Não, o Obama não é brasileiro. Mas ao comparar a incrível capacidade do povo americano de se renovar por meio da escolha de um líder improvável, percebi quão importante é a democracia e, mais ainda, o quão importante foi aquela geração brasileira que lutou contra a ditadura e escreveu a Carta de 1988. Eles definitivamente asseguraram aos brasileiros de minha época a possibilidade de mudar o país a partir de regras equânimes de competição política. Lembrei que Abraham Lincoln, antes de se tornar presidente, achava que sua geração era incomparável àquela dos founding fathers. Nada poderia igualá-los em glória e superação. Apenas lhe restava disputar algum cargo eletivo e, quem sabe, melhorar seu país. Mal ele sabia que seus iguais iriam enfrentar desafios ainda maiores.
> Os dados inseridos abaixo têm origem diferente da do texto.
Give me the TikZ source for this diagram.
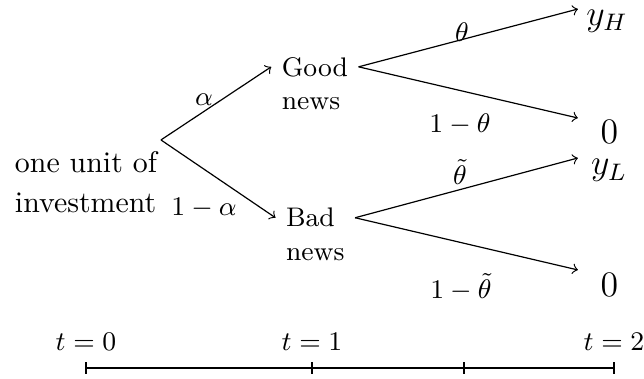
\documentclass[tikz,border=0pt]{standalone}
\usepackage{amsmath}
\usetikzlibrary{positioning,calc}

\begin{document}
\begin{tikzpicture}[font=\small,
    payoff/.style={font=\large,anchor=base},
    newsline/.style={anchor=north west}]
  \useasboundingbox (0,0) rectangle (7.574,4.457);
  % date 0
  \coordinate (root) at (1.893,2.811);
  \node[font=\normalsize,align=left] (invest) at (1.011,2.311) {one unit of\\[1.4pt]investment};
  % date 1
  \node[anchor=west] (good) at (3.19,3.671) {Good};
  \node[newsline] (goodnews) at (good.south west) {news};
  \node[anchor=west] (bad) at (3.24,1.896) {Bad};
  \node[newsline] (badnews) at (bad.south west) {news};
  \draw[->] (root) -- (good.west);
  \draw[->] (root) -- (bad.west);
  \node (alpha) at (2.399,3.281) {$\alpha$};
  \node (nalpha) at (2.399,2.011) {$1-\alpha$};
  % date 2
  \coordinate (tipH) at (6.797,4.351);
  \coordinate (tipG0) at (6.797,3.069);
  \coordinate (tipL) at (6.797,2.599);
  \coordinate (tipB0) at (6.797,1.282);
  \node[payoff] (yH) at (7.138,4.157) {$y_H$};
  \node[payoff] (zeroG) at (7.168,2.764) {$0$};
  \node[payoff] (yL) at (7.162,2.399) {$y_L$};
  \node[payoff] (zeroB) at (7.168,0.964) {$0$};
  \draw[->] (good.east) -- (tipH);
  \draw[->] (good.east) -- (tipG0);
  \draw[->] (bad.east -| badnews.east) -- (tipL);
  \draw[->] (bad.east -| badnews.east) -- (tipB0);
  \node (theta) at (5.433,4.084) {$\theta$};
  \node (ntheta) at (5.41,2.999) {$1-\theta$};
  \node (ttheta) at (5.41,2.434) {$\tilde{\theta}$};
  \node (nttheta) at (5.421,1.082) {$1-\tilde{\theta}$};
  % time line
  \coordinate (start) at (1.011,0.129);
  \coordinate (stop) at (7.221,0.129);
  \draw (start) -- (stop);
  \foreach \x in {1.011,3.669,5.457,7.221}
    \draw (\x,0.064) -- (\x,0.194);
  \foreach \x/\t in {1.011/0,3.669/1,7.221/2}
    \node[anchor=base] (t\t) at (\x,0.329) {$t=\t$};
\end{tikzpicture}
\end{document}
Ainda não sei quais serão os desafios que minha geração enfrentará quando alcançar o poder. Também não sei se está preparada para isso, mas sei que o mais difícil já foi realizado pelos que vieram antes: a reconstrução do processo democrático no Brasil. Como disse, minha geração é democraticamente politizada e consegue exprimir sua voz por meio do voto. No entanto, devemos muito àqueles que nos precederam e que muitas vezes nos chamam de desisteressados, ainda que ache isso injusto. Obrigado Obama por aquela noite inesquecível e inspiradora, mas, sobretudo, muito obrigado Ulysses, FHC, Covas, Lula, Darcy, Florestan.......pelos últimos vinte anos de plena liberdade.



Artigo escrito logo após a vitória de Obama em 2008.